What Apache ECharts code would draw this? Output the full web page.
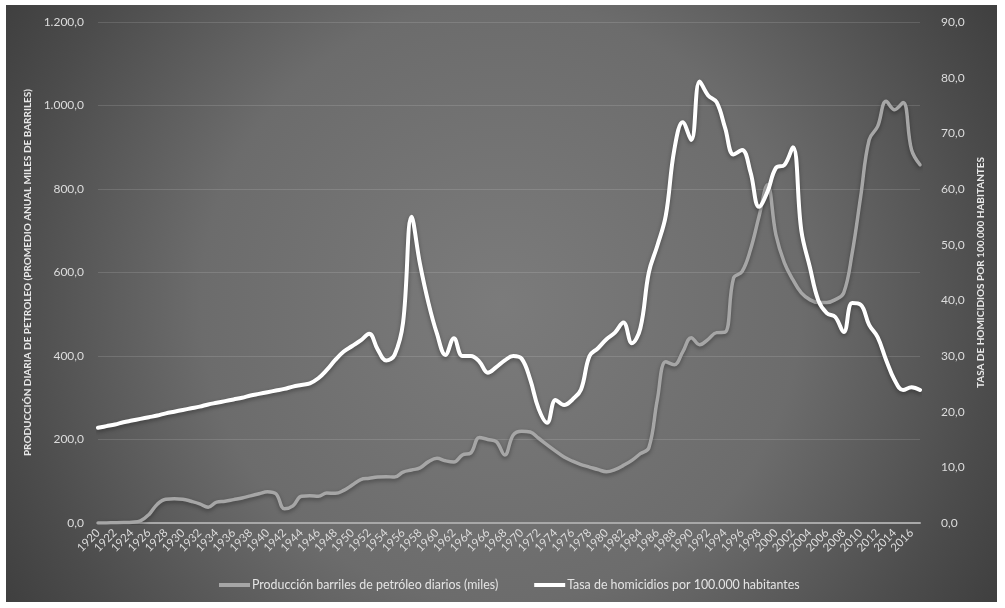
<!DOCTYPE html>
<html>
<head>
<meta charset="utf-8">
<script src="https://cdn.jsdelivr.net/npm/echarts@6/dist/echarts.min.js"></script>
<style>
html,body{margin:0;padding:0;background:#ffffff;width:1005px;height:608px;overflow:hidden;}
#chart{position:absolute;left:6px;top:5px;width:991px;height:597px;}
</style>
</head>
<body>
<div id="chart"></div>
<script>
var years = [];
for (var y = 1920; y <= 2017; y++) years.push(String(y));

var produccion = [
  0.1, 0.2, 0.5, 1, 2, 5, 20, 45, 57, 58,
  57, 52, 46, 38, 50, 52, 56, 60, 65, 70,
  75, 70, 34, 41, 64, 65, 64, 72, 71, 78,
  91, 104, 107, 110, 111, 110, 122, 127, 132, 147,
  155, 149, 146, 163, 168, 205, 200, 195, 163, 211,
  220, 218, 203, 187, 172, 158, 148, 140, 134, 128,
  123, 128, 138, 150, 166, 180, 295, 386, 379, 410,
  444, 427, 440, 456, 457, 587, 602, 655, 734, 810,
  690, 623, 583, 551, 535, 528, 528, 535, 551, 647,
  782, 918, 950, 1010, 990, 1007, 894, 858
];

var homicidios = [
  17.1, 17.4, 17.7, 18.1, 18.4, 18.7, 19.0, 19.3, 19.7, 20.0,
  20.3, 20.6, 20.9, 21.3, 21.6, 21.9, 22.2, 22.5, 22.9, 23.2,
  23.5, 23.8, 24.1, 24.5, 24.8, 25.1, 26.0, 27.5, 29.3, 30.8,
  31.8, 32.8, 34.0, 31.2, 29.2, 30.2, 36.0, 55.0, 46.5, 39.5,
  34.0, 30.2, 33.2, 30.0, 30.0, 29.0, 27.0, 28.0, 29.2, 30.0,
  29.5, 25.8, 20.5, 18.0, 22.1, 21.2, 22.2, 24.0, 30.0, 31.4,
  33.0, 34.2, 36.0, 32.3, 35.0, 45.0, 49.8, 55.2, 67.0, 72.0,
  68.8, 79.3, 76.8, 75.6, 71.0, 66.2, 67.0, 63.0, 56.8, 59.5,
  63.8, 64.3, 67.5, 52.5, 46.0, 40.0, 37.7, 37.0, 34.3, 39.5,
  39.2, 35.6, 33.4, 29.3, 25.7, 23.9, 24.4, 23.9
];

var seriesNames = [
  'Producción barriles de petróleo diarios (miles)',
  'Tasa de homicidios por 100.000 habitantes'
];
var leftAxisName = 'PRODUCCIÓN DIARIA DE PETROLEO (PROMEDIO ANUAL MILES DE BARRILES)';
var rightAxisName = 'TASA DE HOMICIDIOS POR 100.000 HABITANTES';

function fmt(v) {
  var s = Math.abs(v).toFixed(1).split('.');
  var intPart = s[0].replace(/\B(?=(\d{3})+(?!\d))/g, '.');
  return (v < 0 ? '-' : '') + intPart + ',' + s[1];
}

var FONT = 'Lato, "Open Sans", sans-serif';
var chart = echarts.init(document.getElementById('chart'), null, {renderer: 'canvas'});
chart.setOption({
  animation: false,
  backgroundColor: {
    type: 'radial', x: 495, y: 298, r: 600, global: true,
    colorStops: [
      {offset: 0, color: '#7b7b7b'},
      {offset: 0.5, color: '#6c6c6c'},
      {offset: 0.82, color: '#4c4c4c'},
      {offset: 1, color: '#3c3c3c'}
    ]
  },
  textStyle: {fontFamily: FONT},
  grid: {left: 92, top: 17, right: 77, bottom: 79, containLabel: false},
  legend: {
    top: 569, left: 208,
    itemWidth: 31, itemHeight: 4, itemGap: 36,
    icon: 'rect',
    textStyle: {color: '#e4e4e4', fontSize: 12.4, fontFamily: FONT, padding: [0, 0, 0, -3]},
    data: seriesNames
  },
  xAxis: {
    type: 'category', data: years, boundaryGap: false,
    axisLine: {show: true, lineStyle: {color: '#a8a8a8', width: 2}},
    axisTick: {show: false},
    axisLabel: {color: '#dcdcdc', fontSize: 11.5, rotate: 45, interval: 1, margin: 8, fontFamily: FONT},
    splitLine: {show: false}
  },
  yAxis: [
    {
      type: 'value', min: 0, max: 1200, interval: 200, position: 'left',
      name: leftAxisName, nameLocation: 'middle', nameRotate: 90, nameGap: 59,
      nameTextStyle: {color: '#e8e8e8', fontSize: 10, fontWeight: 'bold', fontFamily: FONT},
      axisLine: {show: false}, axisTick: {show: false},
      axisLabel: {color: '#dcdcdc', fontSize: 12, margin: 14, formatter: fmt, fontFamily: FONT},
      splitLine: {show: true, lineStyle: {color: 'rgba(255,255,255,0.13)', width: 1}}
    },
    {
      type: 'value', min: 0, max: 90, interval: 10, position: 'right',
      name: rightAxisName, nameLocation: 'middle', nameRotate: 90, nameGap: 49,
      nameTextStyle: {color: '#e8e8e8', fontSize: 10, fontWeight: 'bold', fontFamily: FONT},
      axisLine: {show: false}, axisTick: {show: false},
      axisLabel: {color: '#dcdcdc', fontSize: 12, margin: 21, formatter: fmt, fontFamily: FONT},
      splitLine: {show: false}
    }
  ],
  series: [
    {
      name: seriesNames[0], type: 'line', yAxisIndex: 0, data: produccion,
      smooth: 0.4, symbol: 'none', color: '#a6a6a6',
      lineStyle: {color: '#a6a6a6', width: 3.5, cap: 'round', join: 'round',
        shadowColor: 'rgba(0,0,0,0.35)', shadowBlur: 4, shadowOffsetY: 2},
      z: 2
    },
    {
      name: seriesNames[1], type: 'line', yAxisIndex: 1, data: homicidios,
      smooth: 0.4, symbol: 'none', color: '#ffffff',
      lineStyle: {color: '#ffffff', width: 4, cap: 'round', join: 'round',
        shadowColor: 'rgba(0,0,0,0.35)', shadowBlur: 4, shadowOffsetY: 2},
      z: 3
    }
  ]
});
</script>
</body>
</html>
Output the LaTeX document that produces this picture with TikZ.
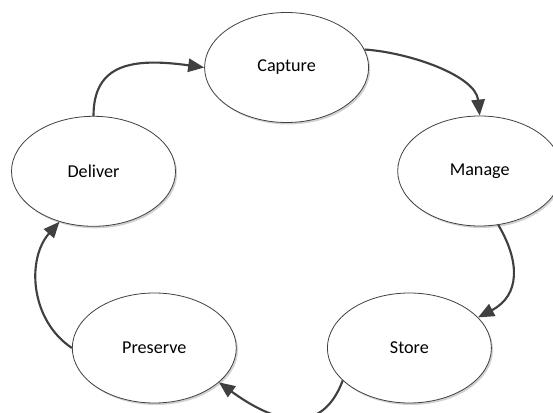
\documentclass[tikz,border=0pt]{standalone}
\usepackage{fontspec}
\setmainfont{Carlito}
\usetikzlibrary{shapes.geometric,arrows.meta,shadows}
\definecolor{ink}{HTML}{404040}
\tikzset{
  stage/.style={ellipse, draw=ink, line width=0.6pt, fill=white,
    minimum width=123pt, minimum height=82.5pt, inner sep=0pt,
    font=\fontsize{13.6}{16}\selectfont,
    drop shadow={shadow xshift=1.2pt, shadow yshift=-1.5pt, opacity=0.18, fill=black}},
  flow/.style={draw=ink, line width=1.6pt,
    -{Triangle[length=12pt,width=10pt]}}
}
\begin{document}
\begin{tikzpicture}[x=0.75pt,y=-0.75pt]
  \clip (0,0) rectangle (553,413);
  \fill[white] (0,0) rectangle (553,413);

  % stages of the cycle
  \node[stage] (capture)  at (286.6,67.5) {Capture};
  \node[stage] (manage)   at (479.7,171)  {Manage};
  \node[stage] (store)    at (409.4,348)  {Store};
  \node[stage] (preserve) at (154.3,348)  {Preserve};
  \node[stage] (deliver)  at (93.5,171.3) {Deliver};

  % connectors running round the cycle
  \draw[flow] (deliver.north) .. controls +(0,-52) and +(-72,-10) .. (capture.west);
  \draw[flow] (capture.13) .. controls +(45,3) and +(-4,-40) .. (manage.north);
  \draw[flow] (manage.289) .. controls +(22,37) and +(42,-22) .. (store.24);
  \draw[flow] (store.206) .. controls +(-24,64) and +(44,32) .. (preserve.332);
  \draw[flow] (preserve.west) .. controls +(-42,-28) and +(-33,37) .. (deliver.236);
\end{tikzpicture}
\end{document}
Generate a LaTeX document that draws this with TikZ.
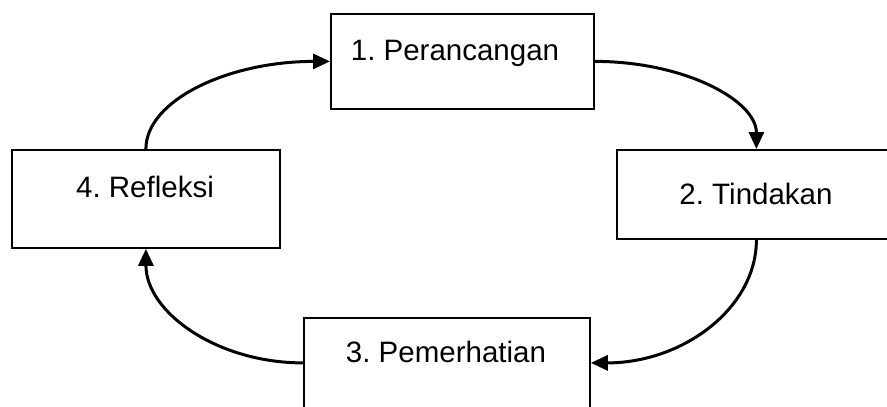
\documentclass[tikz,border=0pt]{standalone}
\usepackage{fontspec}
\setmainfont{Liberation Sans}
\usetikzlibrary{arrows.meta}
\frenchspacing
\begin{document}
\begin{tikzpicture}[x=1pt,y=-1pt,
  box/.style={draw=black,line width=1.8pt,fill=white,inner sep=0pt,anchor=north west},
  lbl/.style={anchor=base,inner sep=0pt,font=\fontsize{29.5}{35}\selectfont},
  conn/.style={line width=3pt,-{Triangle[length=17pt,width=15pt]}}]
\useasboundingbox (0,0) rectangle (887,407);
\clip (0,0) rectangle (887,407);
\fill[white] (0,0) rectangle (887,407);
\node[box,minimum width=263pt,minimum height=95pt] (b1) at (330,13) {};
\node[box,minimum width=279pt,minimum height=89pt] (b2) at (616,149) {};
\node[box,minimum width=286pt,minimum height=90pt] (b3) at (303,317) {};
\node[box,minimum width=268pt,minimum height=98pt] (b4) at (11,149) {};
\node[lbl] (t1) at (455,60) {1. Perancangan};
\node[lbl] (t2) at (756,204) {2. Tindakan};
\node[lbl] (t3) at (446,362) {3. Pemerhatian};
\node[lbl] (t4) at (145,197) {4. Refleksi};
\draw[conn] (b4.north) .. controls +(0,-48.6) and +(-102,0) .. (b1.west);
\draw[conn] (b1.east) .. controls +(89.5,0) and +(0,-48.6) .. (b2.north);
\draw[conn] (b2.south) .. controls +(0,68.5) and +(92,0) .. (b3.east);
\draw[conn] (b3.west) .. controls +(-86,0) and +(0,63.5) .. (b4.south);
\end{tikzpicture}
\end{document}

→ Written exercise:
Retype only the lines above from the one with "Generate a LaTeX" through the last, both ends included, keeping every picture out of the copy.

→ Answer to the problem:
Generate a LaTeX document that draws this with TikZ.
\documentclass[tikz,border=0pt]{standalone}
\usepackage{fontspec}
\setmainfont{Liberation Sans}
\usetikzlibrary{arrows.meta}
\frenchspacing
\begin{document}
\begin{tikzpicture}[x=1pt,y=-1pt,
  box/.style={draw=black,line width=1.8pt,fill=white,inner sep=0pt,anchor=north west},
  lbl/.style={anchor=base,inner sep=0pt,font=\fontsize{29.5}{35}\selectfont},
  conn/.style={line width=3pt,-{Triangle[length=17pt,width=15pt]}}]
\useasboundingbox (0,0) rectangle (887,407);
\clip (0,0) rectangle (887,407);
\fill[white] (0,0) rectangle (887,407);
\node[box,minimum width=263pt,minimum height=95pt] (b1) at (330,13) {};
\node[box,minimum width=279pt,minimum height=89pt] (b2) at (616,149) {};
\node[box,minimum width=286pt,minimum height=90pt] (b3) at (303,317) {};
\node[box,minimum width=268pt,minimum height=98pt] (b4) at (11,149) {};
\node[lbl] (t1) at (455,60) {1. Perancangan};
\node[lbl] (t2) at (756,204) {2. Tindakan};
\node[lbl] (t3) at (446,362) {3. Pemerhatian};
\node[lbl] (t4) at (145,197) {4. Refleksi};
\draw[conn] (b4.north) .. controls +(0,-48.6) and +(-102,0) .. (b1.west);
\draw[conn] (b1.east) .. controls +(89.5,0) and +(0,-48.6) .. (b2.north);
\draw[conn] (b2.south) .. controls +(0,68.5) and +(92,0) .. (b3.east);
\draw[conn] (b3.west) .. controls +(-86,0) and +(0,63.5) .. (b4.south);
\end{tikzpicture}
\end{document}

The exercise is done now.